Fortunately, as this piece has been frequently performed, there is a fine video of a long passage that includes a simultaneous translation of the charming sequence when the vocalist leaves her drum and joins a bare-chested dancer displaying his torso in the center of the stage. Circling around him, she mocks his monkey-like posture and body (“You pump yourself full of air!”) then pushes him down.

 

Limp on his belly, she spanks his buttock and says, “Get up.” He stiffens and lifts both buttocks, to the delight of the audience. She spanks him again, and his hips fall back down. (Still more laughter.) But in a moment, after she rhythmically taps his back to the accompaniment of the drummers, he’s up again. But somber, restrained, and then, suddenly, transformed into an animalistic and fearsome atavism. She continues the story, describing a now-familiar metaphor. “The tiger. Its front legs like a quiver, its rear legs like a bow!”

An eloquent and emotionally-charged masterpiece of floor work follows, in which the man appears to connect to his forbears in the bestial kingdom, increasingly feral, impulsive, and seeking to dominate. He rises, tossing himself around the stage, adorning his animal prances with tumbles, flips, and handstands. Her vocal evocation of a storied and ferocious tiger completed, she retreats to the safety of the percussion section.

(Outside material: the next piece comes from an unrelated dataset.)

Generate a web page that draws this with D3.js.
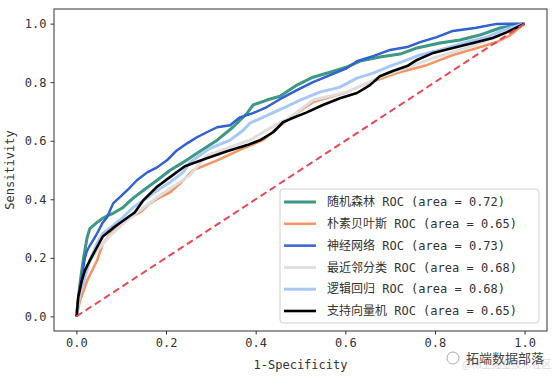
<!DOCTYPE html>
<html>
<head>
<meta charset="utf-8">
<script src="https://cdn.jsdelivr.net/npm/d3@7/dist/d3.min.js"></script>
<style>
  body { margin: 0; background: #fff; }
  svg { display: block; }
  text { font-family: "DejaVu Sans Mono", "Noto Sans CJK SC", monospace; }
</style>
</head>
<body>
<svg id="canvas"></svg>
<script>
// ROC curves, points as [1-specificity, sensitivity]
let rfPoints = [[0,0],[0.008,0.112],[0.015,0.191],[0.024,0.270],[0.030,0.300],[0.046,0.321],[0.059,0.335],[0.071,0.345],[0.082,0.352],[0.104,0.372],[0.126,0.403],[0.149,0.430],[0.180,0.465],[0.209,0.499],[0.238,0.526],[0.269,0.557],[0.314,0.602],[0.349,0.646],[0.381,0.694],[0.394,0.722],[0.425,0.739],[0.454,0.752],[0.492,0.790],[0.528,0.817],[0.566,0.834],[0.604,0.852],[0.633,0.872],[0.677,0.886],[0.722,0.896],[0.760,0.917],[0.811,0.934],[0.856,0.944],[0.900,0.961],[0.945,0.985],[1,1]];
let nbPoints = [[0,0],[0.008,0.054],[0.024,0.122],[0.046,0.191],[0.059,0.249],[0.082,0.294],[0.097,0.317],[0.120,0.338],[0.142,0.355],[0.164,0.386],[0.187,0.407],[0.209,0.424],[0.231,0.454],[0.260,0.499],[0.314,0.533],[0.372,0.574],[0.416,0.602],[0.448,0.643],[0.477,0.680],[0.528,0.732],[0.566,0.749],[0.604,0.766],[0.639,0.790],[0.715,0.831],[0.783,0.859],[0.840,0.893],[0.894,0.917],[0.938,0.937],[0.968,0.961],[1,1]];
let nnPoints = [[0,0],[0.006,0.078],[0.012,0.133],[0.019,0.201],[0.024,0.225],[0.030,0.242],[0.046,0.283],[0.059,0.321],[0.068,0.338],[0.082,0.386],[0.097,0.407],[0.113,0.430],[0.135,0.465],[0.158,0.492],[0.180,0.509],[0.202,0.533],[0.224,0.567],[0.247,0.591],[0.269,0.612],[0.291,0.629],[0.314,0.646],[0.343,0.653],[0.365,0.680],[0.394,0.694],[0.425,0.715],[0.454,0.742],[0.492,0.773],[0.528,0.800],[0.566,0.824],[0.604,0.848],[0.626,0.872],[0.662,0.889],[0.700,0.910],[0.738,0.920],[0.767,0.937],[0.804,0.954],[0.840,0.975],[0.889,0.985],[0.938,0.999],[1,1]];
let knnPoints = [[0,0],[0.008,0.081],[0.024,0.174],[0.046,0.225],[0.075,0.276],[0.108,0.321],[0.142,0.362],[0.180,0.407],[0.220,0.448],[0.253,0.482],[0.291,0.550],[0.343,0.578],[0.387,0.602],[0.432,0.643],[0.477,0.680],[0.528,0.739],[0.604,0.766],[0.677,0.817],[0.767,0.866],[0.796,0.882],[0.871,0.917],[0.929,0.951],[1,1]];
let lrPoints = [[0,0],[0.008,0.088],[0.015,0.112],[0.030,0.191],[0.046,0.249],[0.059,0.283],[0.082,0.311],[0.104,0.338],[0.126,0.372],[0.149,0.396],[0.180,0.430],[0.209,0.458],[0.238,0.492],[0.253,0.526],[0.298,0.574],[0.343,0.602],[0.372,0.636],[0.387,0.660],[0.416,0.680],[0.461,0.711],[0.499,0.739],[0.543,0.766],[0.588,0.783],[0.626,0.814],[0.662,0.831],[0.700,0.855],[0.738,0.876],[0.767,0.893],[0.811,0.910],[0.871,0.937],[0.916,0.954],[0.952,0.978],[1,1]];
let svmPoints = [[0,0],[0.001,0.009],[0.004,0.065],[0.012,0.122],[0.019,0.157],[0.030,0.191],[0.042,0.225],[0.059,0.273],[0.086,0.307],[0.108,0.331],[0.130,0.355],[0.149,0.396],[0.180,0.443],[0.202,0.468],[0.242,0.513],[0.291,0.540],[0.336,0.564],[0.381,0.585],[0.410,0.602],[0.439,0.629],[0.461,0.663],[0.477,0.674],[0.514,0.697],[0.550,0.722],[0.588,0.745],[0.626,0.763],[0.655,0.790],[0.677,0.820],[0.706,0.838],[0.738,0.855],[0.760,0.876],[0.796,0.900],[0.840,0.917],[0.885,0.934],[0.929,0.951],[0.961,0.971],[1,1]];

let modelNames = ["随机森林", "朴素贝叶斯", "神经网络", "最近邻分类", "逻辑回归", "支持向量机"];
let modelAreas = ["0.72", "0.65", "0.73", "0.68", "0.68", "0.65"];
let tickValues = [0, 0.2, 0.4, 0.6, 0.8, 1.0];

let width = 559;
let height = 383;
let padLeft = 54, padRight = 547, padTop = 9, padBottom = 331;

let canvas = d3.select("#canvas").attr("width", width).attr("height", height);

let xScale = d3.scaleLinear().domain([-0.05, 1.05]).range([padLeft, padRight]);
let yScale = d3.scaleLinear().domain([-0.05, 1.05]).range([padBottom, padTop]);

let line = d3.line().x((d) => xScale(d[0])).y((d) => yScale(d[1]));

// each model: data, plus one or two strokes (under, over)
let series = [
  { data: rfPoints, strokes: [["#3f9e4a", 3], ["#3a93b4", 1.6]] },
  { data: nbPoints, strokes: [["#f79462", 2.6]] },
  { data: nnPoints, strokes: [["#2453e6", 2.4], ["#3c6fc0", 1]] },
  { data: knnPoints, strokes: [["#dedede", 3]] },
  { data: lrPoints, strokes: [["#a6c8fb", 3]] },
  { data: svmPoints, strokes: [["#000000", 2.6]] }
];

let plot = canvas.append("g");

series.forEach((s) => {
  s.strokes.forEach((st) => {
    plot.append("path")
        .datum(s.data)
        .attr("d", line)
        .attr("fill", "none")
        .attr("stroke", st[0])
        .attr("stroke-width", st[1])
        .attr("stroke-linejoin", "round");
  });
});

// chance line
plot.append("path")
    .datum([[0, 0], [1, 1]])
    .attr("d", line)
    .attr("fill", "none")
    .attr("stroke", "#ea4753")
    .attr("stroke-width", 2)
    .attr("stroke-dasharray", "7,4");

// frame
canvas.append("rect")
      .attr("x", padLeft).attr("y", padTop)
      .attr("width", padRight - padLeft).attr("height", padBottom - padTop)
      .attr("fill", "none").attr("stroke", "#333").attr("stroke-width", 1);

let xAxis = d3.axisBottom(xScale).tickValues(tickValues).tickFormat(d3.format(".1f")).tickSize(3.5).tickPadding(4);
let yAxis = d3.axisLeft(yScale).tickValues(tickValues).tickFormat(d3.format(".1f")).tickSize(3.5).tickPadding(4);

let gx = canvas.append("g").attr("transform", "translate(0," + padBottom + ")").call(xAxis);
let gy = canvas.append("g").attr("transform", "translate(" + padLeft + ",0)").call(yAxis);
[gx, gy].forEach((g) => {
  g.select(".domain").remove();
  g.selectAll("line").attr("stroke", "#333");
  g.selectAll("text").attr("fill", "#333").style("font-size", "12px")
   .style("font-family", "'DejaVu Sans Mono', monospace");
});

canvas.append("text")
      .attr("x", (padLeft + padRight) / 2).attr("y", 369)
      .attr("text-anchor", "middle").attr("fill", "#333")
      .style("font-size", "12px")
      .text("1-Specificity");

canvas.append("text")
      .attr("transform", "translate(14," + ((padTop + padBottom) / 2) + ") rotate(-90)")
      .attr("text-anchor", "middle").attr("fill", "#333")
      .style("font-size", "12px")
      .text("Sensitivity");

// legend
let legend = canvas.append("g");
legend.append("rect")
      .attr("x", 280).attr("y", 189).attr("width", 259).attr("height", 134)
      .attr("rx", 3).attr("fill", "#fff").attr("fill-opacity", 0.85)
      .attr("stroke", "#d0d0d0");

series.forEach((s, i) => {
  let cy = 202 + i * 21.8;
  s.strokes.forEach((st) => {
    legend.append("line")
          .attr("x1", 284).attr("x2", 316).attr("y1", cy).attr("y2", cy)
          .attr("stroke", st[0]).attr("stroke-width", st[1]);
  });
  legend.append("text")
        .attr("x", 327).attr("y", cy).attr("dy", "0.35em")
        .attr("fill", "#333").style("font-size", "12px")
        .text(modelNames[i] + " ROC (area = " + modelAreas[i] + ")");
});

// watermark
canvas.append("text")
      .attr("x", 462).attr("y", 368)
      .attr("fill", "#dadada").style("font-size", "10px")
      .style("font-family", "'Noto Sans CJK SC'")
      .text("@稀土掘金技术社区");
canvas.append("circle").attr("cx", 453).attr("cy", 358).attr("r", 6)
      .attr("fill", "none").attr("stroke", "#aaa").attr("stroke-width", 1);
canvas.append("text")
      .attr("x", 466).attr("y", 363)
      .attr("fill", "#444").style("font-size", "13px")
      .style("font-family", "'Noto Sans CJK SC'")
      .text("拓端数据部落");
</script>
</body>
</html>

4. Bereishit tiger 200 for David

 

The drummers’ rhythms become more repetitive, as other dancers join the soloist. As the musical tension rises, several aggressive sequences pose male protagonists against female victims. Animals, these guys, but the women won’t and don’t take it.

Recognizable tropes include the women’s stiffening their bodies like boards, resisting the men’s shaking their torsos, heads, and necks, and assembling in sisterhood, the men’s struggles against one another, resonating to the beginning of the dance, in Stonehenge-like duos, trios, and quartet formations and both collaborative and obstructive carries. Primordial impulses overwhelm sex role conventions. Imbalance surmounts balance, but every action and reaction requires individual and social balance. Thus can the dance envelop the arc of human experience, from its beginning.

The ending sequence is devastatingly impressive, set to ever more intense repeated rhythms and punctuating shouts, the clatter of sticks against rims, dimming lights, and the use of spotlights to emphasize the dancers’ torsos and faces. In one fearful assemblage, the entire company lines up in a row and slowly approaches the audience bearing hateful expression and martial coordination, summoning an effect reminiscent of the unforgettable choreographed march by the chanting asylum inmates in the 1965 Broadway production of Peter Weiss’s play, “Marat/Sade” (The Persecution and Assassination of Jean-Paul Marat as Performed by the Inmates of the Asylum of Charenton Under the Direction of the Marquis de Sade)

The piece closes with gorgeously transformed lighting. Spot lit from overhead, each dancer, separated at the rear of the stage, shakes, contorts, distorts, and reassembles the body in a passionate evocation of the transformational power of the dance for the individual in the arc of tradition, innovation, and survival.